An Oregon Wine Country Dream Team Is Opening a Bakery and Cafe
May 05, 2026
Chef Kari Shaughnessy got her start as a pastry chef before opening Hayward. | Carter Hiyama
Not even a year after moving her James Beard Best New Restaurant-nominated Hayward from McMinnville to Carlton, chef Kari Shaughnessy and her team are expanding into a second spot just a short stroll
down Main Street.
The new business, Lucky Duck, will be at 105 West Main Street, an address that was once home to the Carlton State Savings Bank (still complete with vault) and among the oldest commercial buildings in town, says Shaughnessy. The olive and gold-painted facade with its milk glass pendant lights will be home to a bakery-cafe and retail space with a small bar for espresso drinks, pastries, breads, beer, wine, cider, and some easy snack and lunch options.
Shaughnessy is opening it in partnership with her husband, Revel Meat Company‘s Jimmy Serlin and with Hayward general manager Jules Bandy. Lucky Duck is the first new project from their collaborative, Hands Please Hospitality.
Serlin co-founded Revel Meat in Canby. The company specializes in working with regional ranchers, and acts as the team’s whole-animal processor and butcher. For 12 years, Bandy directed sales and marketing at Soter Vineyards. She will now oversee front-of-house operations, beverage programs, and service at Hayward and Lucky Duck.
The partnership grew organically; Bandy and Serlin have been friends since they started studying together at the New England Culinary Institute in 2004. Last year, when Serlin and Shaughnessy married, Bandy and her husband officiated their ceremony.
A bakery feels like a natural second act for Shaughnessy, who started her culinary career in pastry and worked at San Francisco restaurants Frances and Sons Daughters and Sonoma’s Marla Bakery before she landed in Oregon. In 2020, when she launched Mac Market’s dining program, her sticky focaccia, chocolate-ricotta cake, and chewy tahini cookies peppered with sesame seeds became favorites. Lucky Duck will be a primary outlet for these treats, as well as croissants and pastries, both sweet and savory.
There will also be a selection of Hayward goodies — think koji butter, sourdough crackers, and fermented tomato sauce — similar to what Hayward previously offered in the Wellspent Market coolers when they first launched in Mac Market, in addition to fresh and cured meats from Revel.
“We’re trying to think about how people are going to use the space the most,” Shaughnessy says. “Because space is limited we didn’t want to go full grocery store.” Instead, the food will be a mix of specialty ingredients and picnic-friendly snacks to appeal to both tourists and locals.
They also plan to devote a substantial amount of the storefront to retail: cookware, knives, culinary books, ceramics, dried and fresh flowers, linens, vintage glassware, and other home goods.

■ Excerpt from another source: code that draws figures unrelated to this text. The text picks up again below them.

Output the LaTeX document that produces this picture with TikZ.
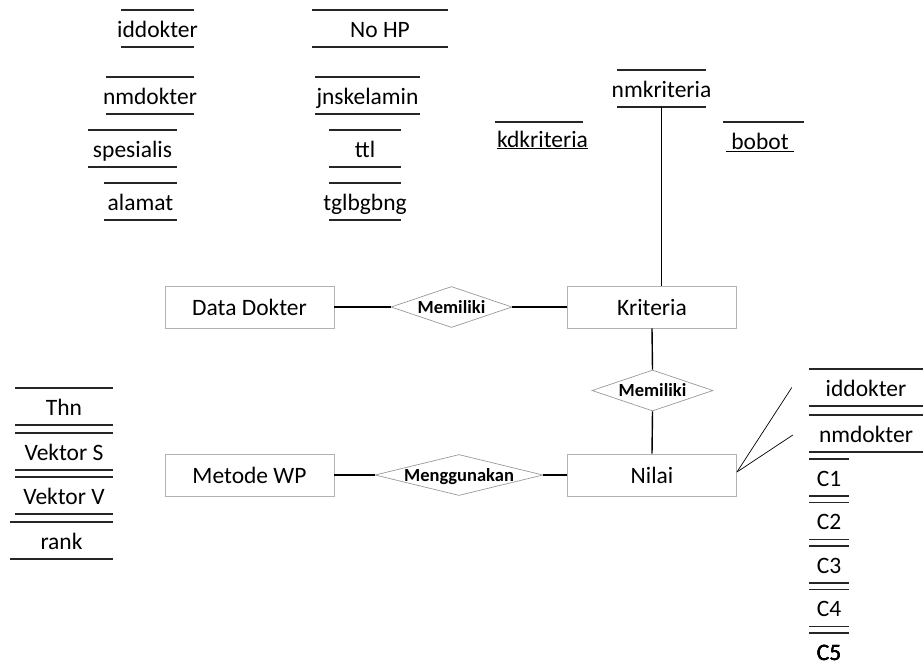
\documentclass[tikz,border=0pt]{standalone}
\usepackage{fontspec}
\setmainfont{Carlito}
\usetikzlibrary{shapes.geometric, positioning}

\newcommand{\attr}[5]{%
  \node[attr, minimum width={(#3-#2)*1pt}] (#1) at ({(#2+#3)/2},{#4+18.5}) {#5};
  \draw[attr_line] (#2,{#4}) -- (#3,{#4}) (#2,{#4+37}) -- (#3,{#4+37});
}

\begin{document}
\begin{tikzpicture}[
    x=1pt, y=-1pt,
    every node/.style={font=\fontsize{23.5}{28}\selectfont},
    entity/.style={rectangle, draw=black!30, line width=0.9pt, minimum width=169pt, minimum height=42pt, inner sep=0pt, text height=17pt, text depth=0pt},
    rel/.style={diamond, draw=black!40, line width=0.7pt, inner sep=0pt, minimum height=41pt},
    rel_text/.style={font=\bfseries\fontsize{18.5}{22}\selectfont, inner sep=0pt, text height=12.6pt, text depth=0pt},
    attr/.style={inner sep=0pt, minimum height=37pt, text height=17pt, text depth=0pt},
    attr_line/.style={line width=1.1pt, black!85},
    link/.style={line width=1.4pt},
    thin_link/.style={line width=0.7pt}
]
\useasboundingbox (0,0) rectangle (923,670);
\node[entity] (data_dokter) at (249.5,307) {Data Dokter};
\node[rel, minimum width=121pt, label={[rel_text]center:Memiliki}] (memiliki_a) at (451.5,307) {};
\node[entity] (kriteria) at (652,307) {Kriteria};
\node[rel, minimum width=121pt, label={[rel_text]center:Memiliki}] (memiliki_b) at (652.5,390.5) {};
\node[entity] (metode_wp) at (249.5,475) {Metode WP};
\node[rel, minimum width=168pt, label={[rel_text]center:Menggunakan}] (menggunakan) at (459,475) {};
\node[entity] (nilai) at (652,475) {Nilai};
\attr{iddokter}{121}{194}{10}{iddokter}
\attr{nmdokter}{106}{194}{77}{nmdokter}
\attr{spesialis}{88}{177}{130}{spesialis}
\attr{alamat}{104}{177}{183}{alamat}
\attr{no_hp}{312}{448}{10}{No HP}
\attr{jnskelamin}{315}{420}{77}{jnskelamin}
\attr{ttl}{329}{401}{130}{ttl}
\attr{tglbgbng}{329}{401}{183}{tglbgbng}
\attr{nmkriteria}{617}{706}{70}{nmkriteria}
\node[attr] (kdkriteria) at (542.5,138.5) {\underline{kdkriteria}};
\draw[attr_line] (495,122) -- (583,122);
\node[attr] (bobot) at (760,141) {\underline{~bobot~}};
\draw[attr_line] (723,122) -- (804,122);
\attr{thn}{15}{113}{388}{Thn}
\attr{vektor_s}{15}{113}{433}{Vektor S}
\attr{vektor_v}{15}{113}{477}{Vektor V}
\attr{rank}{10}{113}{522}{rank}
\attr{iddokter_n}{809}{923}{369}{iddokter}
\attr{nmdokter_n}{809}{923}{415}{nmdokter}
\foreach \i in {1,...,4}
  \attr{c\i}{809}{849}{459+43.5*(\i-1)}{C\i}
\node[attr] (c5) at (829,651.5) {C5};
\draw[attr_line] (809,633) -- (849,633);
\draw[link] (data_dokter) -- (memiliki_a);
\draw[link] (memiliki_a) -- (kriteria);
\draw[link] (nmkriteria.south) -- (nmkriteria.south |- kriteria.north);
\draw[link] (kriteria.south) -- (memiliki_b.north);
\draw[link] (memiliki_b.south) -- (nilai.north);
\draw[link] (metode_wp) -- (menggunakan);
\draw[link] (menggunakan) -- (nilai);
\draw[thin_link] ([yshift=3pt]nilai.east) -- ([xshift=-17pt]iddokter_n.west);
\draw[thin_link] ([yshift=3pt]nilai.east) -- ([xshift=-16pt, yshift=-1.5pt]nmdokter_n.west);
\end{tikzpicture}
\end{document}
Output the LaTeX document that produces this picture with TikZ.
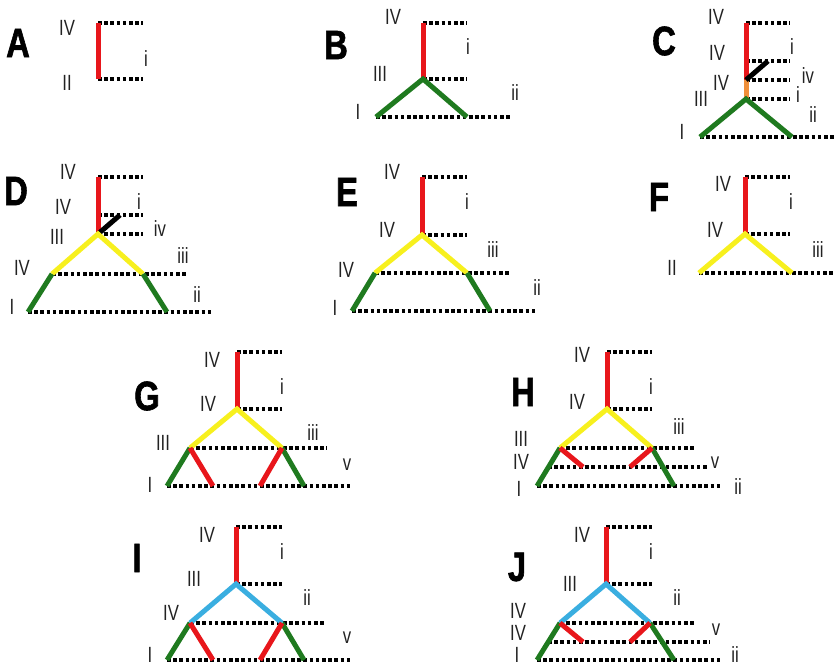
\documentclass[tikz,border=0pt]{standalone}
\usepackage{fontspec}
\setmainfont{Liberation Sans}
\newfontfamily\labfont[FakeStretch=0.76]{Liberation Sans}
\newfontfamily\panfont[FakeStretch=0.8,FakeBold=1.5]{Liberation Sans Bold}
\definecolor{cred}{HTML}{E8161B}
\definecolor{cgreen}{HTML}{1F7A1F}
\definecolor{cyel}{HTML}{F7F01E}
\definecolor{cblue}{HTML}{3AAEE0}
\definecolor{corange}{HTML}{F0903A}
\definecolor{ctext}{HTML}{222222}
\tikzset{
  lab/.style={font=\labfont\fontsize{22}{22}\selectfont, inner sep=0pt, text=ctext},
  pan/.style={font=\panfont\fontsize{41}{41}\selectfont, inner sep=0pt},
  br/.style={line width=5pt, line cap=butt},
  dl/.style={line width=3.6pt, dash pattern=on 3.6pt off 2.6pt},
}
\begin{document}
\begin{tikzpicture}[x=1pt,y=-1pt]
\useasboundingbox (0,0) rectangle (834,667);
% ---------------- A
\node[pan] (pA) at (18,43) {A};
\coordinate (At) at (98,23); \coordinate (Ab) at (98,79);
\coordinate (Ate) at (143,23); \coordinate (Abe) at (143,79);
\draw[dl] (At)--(Ate); \draw[dl] (Ab)--(Abe);
\draw[br,cred] (At)--(Ab);
\node[lab] (A1) at (67,28) {IV};
\node[lab] (A2) at (67,83) {II};
\node[lab] (A3) at (146,59) {i};
% ---------------- B
\node[pan] (pB) at (336,45) {B};
\coordinate (Bt) at (423,23); \coordinate (Bm) at (423,79);
\coordinate (Bl) at (376,117); \coordinate (Br) at (467,117);
\coordinate (Bte) at (467,23); \coordinate (Bme) at (467,79); \coordinate (Bbe) at (512,117);
\draw[dl] (Bt)--(Bte); \draw[dl] (Bm)--(Bme); \draw[dl] (Bl)--(Bbe);
\draw[br,cred] (Bt)--(Bm);
\draw[br,cgreen] (Bl)--(Bm)--(Br);
\node[lab] (B1) at (393,17) {IV};
\node[lab] (B2) at (468,47) {i};
\node[lab] (B3) at (380,74) {III};
\node[lab] (B4) at (515,93) {ii};
\node[lab] (B5) at (358,112) {I};
% ---------------- C
\node[pan] (pC) at (664,41) {C};
\coordinate (Ct) at (746,23); \coordinate (Cu) at (746,61);
\coordinate (Cm) at (746,80); \coordinate (Cn) at (746,99);
\coordinate (Cl) at (700,137); \coordinate (Cr) at (792,137);
\coordinate (Ck) at (768,61);
\coordinate (Cte) at (790,23); \coordinate (Cue) at (790,61);
\coordinate (Cme) at (790,80); \coordinate (Cne) at (790,99);
\coordinate (Cbe) at (834,137);
\draw[dl] (Ct)--(Cte); \draw[dl] (Cu)--(Cue); \draw[dl] (Cm)--(Cme);
\draw[dl] (Cn)--(Cne); \draw[dl] (Cl)--(Cbe);
\draw[br,cred] (Ct)--(Cm);
\draw[br,corange] (Cm)--(Cn);
\draw[br,black] (Cm)--(Ck);
\draw[br,cgreen] (Cl)--(Cn)--(Cr);
\node[lab] (C1) at (716,17) {IV};
\node[lab] (C2) at (717,53) {IV};
\node[lab] (C3) at (721,83) {IV};
\node[lab] (C4) at (701,99) {III};
\node[lab] (C5) at (682,132) {I};
\node[lab] (C6) at (792,47) {i};
\node[lab] (C7) at (808,76) {iv};
\node[lab] (C8) at (798,95) {i};
\node[lab] (C9) at (813,115) {ii};
% ---------------- D
\node[pan] (pD) at (16,191) {D};
\coordinate (Dt) at (98,177); \coordinate (Du) at (98,215); \coordinate (Dm) at (98,234);
\coordinate (Dk) at (120,215);
\coordinate (Dl) at (52,274); \coordinate (Dr) at (143,274);
\coordinate (Dll) at (28,312); \coordinate (Drr) at (167,312);
\coordinate (Dte) at (143,177); \coordinate (Due) at (143,215); \coordinate (Dme) at (143,234);
\coordinate (Dle) at (188,274); \coordinate (Dbe) at (213,312);
\draw[dl] (Dt)--(Dte); \draw[dl] (Du)--(Due); \draw[dl] (Dm)--(Dme);
\draw[dl] (Dl)--(Dle); \draw[dl] (Dll)--(Dbe);
\draw[br,cred] (Dt)--(Dm);
\draw[br,black] (Dm)--(Dk);
\draw[br,cyel] (Dl)--(Dm)--(Dr);
\draw[br,cgreen] (Dl)--(Dll); \draw[br,cgreen] (Dr)--(Drr);
\node[lab] (D1) at (68,172) {IV};
\node[lab] (D2) at (63,207) {IV};
\node[lab] (D3) at (57,237) {III};
\node[lab] (D4) at (139,202) {i};
\node[lab] (D5) at (160,229) {iv};
\node[lab] (D6) at (183,256) {iii};
\node[lab] (D7) at (22,268) {IV};
\node[lab] (D8) at (197,295) {ii};
\node[lab] (D9) at (12,307) {I};
% ---------------- E
\node[pan] (pE) at (347,192) {E};
\coordinate (Et) at (422,177); \coordinate (Em) at (422,235);
\coordinate (El) at (375,273); \coordinate (Er) at (467,273);
\coordinate (Ell) at (352,311); \coordinate (Err) at (490,311);
\coordinate (Ete) at (467,177); \coordinate (Eme) at (467,235);
\coordinate (Ele) at (511,273); \coordinate (Ebe) at (537,311);
\draw[dl] (Et)--(Ete); \draw[dl] (Em)--(Eme); \draw[dl] (El)--(Ele); \draw[dl] (Ell)--(Ebe);
\draw[br,cred] (Et)--(Em);
\draw[br,cyel] (El)--(Em)--(Er);
\draw[br,cgreen] (El)--(Ell); \draw[br,cgreen] (Er)--(Err);
\node[lab] (E1) at (392,172) {IV};
\node[lab] (E2) at (467,202) {i};
\node[lab] (E3) at (387,230) {IV};
\node[lab] (E4) at (493,250) {iii};
\node[lab] (E5) at (346,270) {IV};
\node[lab] (E6) at (537,288) {ii};
\node[lab] (E7) at (335,308) {I};
% ---------------- F
\node[pan] (pF) at (659,197) {F};
\coordinate (Ft) at (745,177); \coordinate (Fm) at (745,234);
\coordinate (Fl) at (699,273); \coordinate (Fr) at (792,273);
\coordinate (Fte) at (790,177); \coordinate (Fme) at (790,234); \coordinate (Fbe) at (834,273);
\draw[dl] (Ft)--(Fte); \draw[dl] (Fm)--(Fme); \draw[dl] (Fl)--(Fbe);
\draw[br,cred] (Ft)--(Fm);
\draw[br,cyel] (Fl)--(Fm)--(Fr);
\node[lab] (F1) at (723,184) {IV};
\node[lab] (F2) at (791,202) {i};
\node[lab] (F3) at (715,230) {IV};
\node[lab] (F4) at (818,250) {iii};
\node[lab] (F5) at (672,268) {II};
% ---------------- G
\node[pan] (pG) at (147,396) {G};
\coordinate (Gt) at (237,352); \coordinate (Gm) at (237,409);
\coordinate (Gl) at (190,448); \coordinate (Gr) at (282,448);
\coordinate (Gll) at (167,486); \coordinate (Glr) at (213,486);
\coordinate (Grl) at (260,486); \coordinate (Grr) at (304,486);
\coordinate (Gte) at (282,352); \coordinate (Gme) at (282,409);
\coordinate (Gle) at (327,448); \coordinate (Gbe) at (352,486);
\draw[dl] (Gt)--(Gte); \draw[dl] (Gm)--(Gme); \draw[dl] (Gl)--(Gle); \draw[dl] (Gll)--(Gbe);
\draw[br,cred] (Gt)--(Gm);
\draw[br,cyel] (Gl)--(Gm)--(Gr);
\draw[br,cgreen] (Gl)--(Gll); \draw[br,cgreen] (Gr)--(Grr);
\draw[br,cred] (Gl)--(Glr); \draw[br,cred] (Gr)--(Grl);
\node[lab] (G1) at (212,360) {IV};
\node[lab] (G2) at (282,387) {i};
\node[lab] (G3) at (208,404) {IV};
\node[lab] (G4) at (163,443) {III};
\node[lab] (G5) at (313,433) {iii};
\node[lab] (G6) at (347,465) {v};
\node[lab] (G7) at (150,485) {I};
% ---------------- H
\node[pan] (pH) at (523,392) {H};
\coordinate (Ht) at (607,352); \coordinate (Hm) at (607,409);
\coordinate (Hl) at (560,448); \coordinate (Hr) at (652,448);
\coordinate (Hll) at (537,486); \coordinate (Hlr) at (583,467);
\coordinate (Hrl) at (630,467); \coordinate (Hrr) at (674,486);
\coordinate (Hte) at (652,352); \coordinate (Hme) at (652,409);
\coordinate (Hle) at (696,448); \coordinate (Hcs) at (548,467); \coordinate (Hce) at (708,467);
\coordinate (Hbe) at (722,486);
\draw[dl] (Ht)--(Hte); \draw[dl] (Hm)--(Hme); \draw[dl] (Hl)--(Hle);
\draw[dl] (Hcs)--(Hce); \draw[dl] (Hll)--(Hbe);
\draw[br,cred] (Ht)--(Hm);
\draw[br,cyel] (Hl)--(Hm)--(Hr);
\draw[br,cgreen] (Hl)--(Hll); \draw[br,cgreen] (Hr)--(Hrr);
\draw[br,cred] (Hl)--(Hlr); \draw[br,cred] (Hr)--(Hrl);
\node[lab] (H1) at (582,355) {IV};
\node[lab] (H2) at (651,387) {i};
\node[lab] (H3) at (577,402) {IV};
\node[lab] (H4) at (679,427) {iii};
\node[lab] (H5) at (521,439) {III};
\node[lab] (H6) at (521,462) {IV};
\node[lab] (H7) at (715,463) {v};
\node[lab] (H8) at (519,489) {I};
\node[lab] (H9) at (738,487) {ii};
% ---------------- I
\node[pan] (pI) at (137,558) {I};
\coordinate (It) at (236,527); \coordinate (Im) at (236,584);
\coordinate (Il) at (190,623); \coordinate (Ir) at (282,623);
\coordinate (Ill) at (167,660); \coordinate (Ilr) at (213,660);
\coordinate (Irl) at (260,660); \coordinate (Irr) at (304,660);
\coordinate (Ite) at (282,527); \coordinate (Ime) at (282,584);
\coordinate (Ile) at (326,623); \coordinate (Ibe) at (352,660);
\draw[dl] (It)--(Ite); \draw[dl] (Im)--(Ime); \draw[dl] (Il)--(Ile); \draw[dl] (Ill)--(Ibe);
\draw[br,cred] (It)--(Im);
\draw[br,cblue] (Il)--(Im)--(Ir);
\draw[br,cgreen] (Il)--(Ill); \draw[br,cgreen] (Ir)--(Irr);
\draw[br,cred] (Il)--(Ilr); \draw[br,cred] (Ir)--(Irl);
\node[lab] (I1) at (207,535) {IV};
\node[lab] (I2) at (282,552) {i};
\node[lab] (I3) at (194,579) {III};
\node[lab] (I4) at (307,598) {ii};
\node[lab] (I5) at (171,613) {IV};
\node[lab] (I6) at (347,638) {v};
\node[lab] (I7) at (150,655) {I};
% ---------------- J
\node[pan] (pJ) at (517,567) {J};
\coordinate (Jt) at (606,527); \coordinate (Jm) at (606,584);
\coordinate (Jl) at (560,623); \coordinate (Jr) at (650,623);
\coordinate (Jll) at (537,660); \coordinate (Jlr) at (583,642);
\coordinate (Jrl) at (630,642); \coordinate (Jrr) at (674,660);
\coordinate (Jte) at (652,527); \coordinate (Jme) at (652,584);
\coordinate (Jle) at (695,623); \coordinate (Jcs) at (548,642); \coordinate (Jce) at (710,642);
\coordinate (Jbe) at (722,660);
\draw[dl] (Jt)--(Jte); \draw[dl] (Jm)--(Jme); \draw[dl] (Jl)--(Jle);
\draw[dl] (Jcs)--(Jce); \draw[dl] (Jll)--(Jbe);
\draw[br,cred] (Jt)--(Jm);
\draw[br,cblue] (Jl)--(Jm)--(Jr);
\draw[br,cgreen] (Jl)--(Jll); \draw[br,cgreen] (Jr)--(Jrr);
\draw[br,cred] (Jl)--(Jlr); \draw[br,cred] (Jr)--(Jrl);
\node[lab] (J1) at (582,535) {IV};
\node[lab] (J2) at (651,552) {i};
\node[lab] (J3) at (570,584) {III};
\node[lab] (J4) at (677,598) {ii};
\node[lab] (J5) at (518,611) {IV};
\node[lab] (J6) at (518,633) {IV};
\node[lab] (J7) at (716,630) {v};
\node[lab] (J8) at (517,655) {I};
\node[lab] (J9) at (735,655) {ii};
\end{tikzpicture}
\end{document}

It’ll be a curated selection that delivers the same vintage/globe trotting/handmade vibe that characterizes the Hayward dining experience. The building’s second floor will be a private vacation rental.
The thing that really sold Shaughnessy and Serlin on the property was the building’s large brick backyard patio. It’s a footprint as large as the building itself, and they’ve got plans to outfit it with a brick pizza oven, a freestanding food cart, and lots of seating. Rather than a single static tenant, the food cart will be a spot to host pop-ups: chefs visiting from out of town, cookbook authors, winery collaborations, et cetera.
The line-up is starting off strong: John Boisse and Lauren Breneman’s eclectic pop-up Astral will take over the space on Fridays, Saturdays, and Sundays for lunch through dinner service once the space opens this summer.
In effect, the patio at Lucky Duck is becoming the flex space that Hayward doesn’t have on site — a spot to host events both private and public. Currently, when Hayward hosts an event like this weekend’s upcoming Mother’s Day bakery pop-up, it taxes the kitchen and dining room teams with a quick turnaround to rearrange furniture and set the restaurant for regular dinner service. Moving events like this one to Lucky Duck allows them to keep pursuing different types of programming without impeding day-to-day operations at Hayward, says Shaughnessy.
Opening Lucky Duck, Shaughnessy says, is their way to “round out the Hayward experience, without opening a second restaurant. We want to be able to dig our heels into Carlton — to offer more to the people who visit this place.”
Shaughnessy and Serlin plan for the second-floor vacation rentals to go live in June, with the bakery-cafe and events series at Lucky Duck making their debut in July.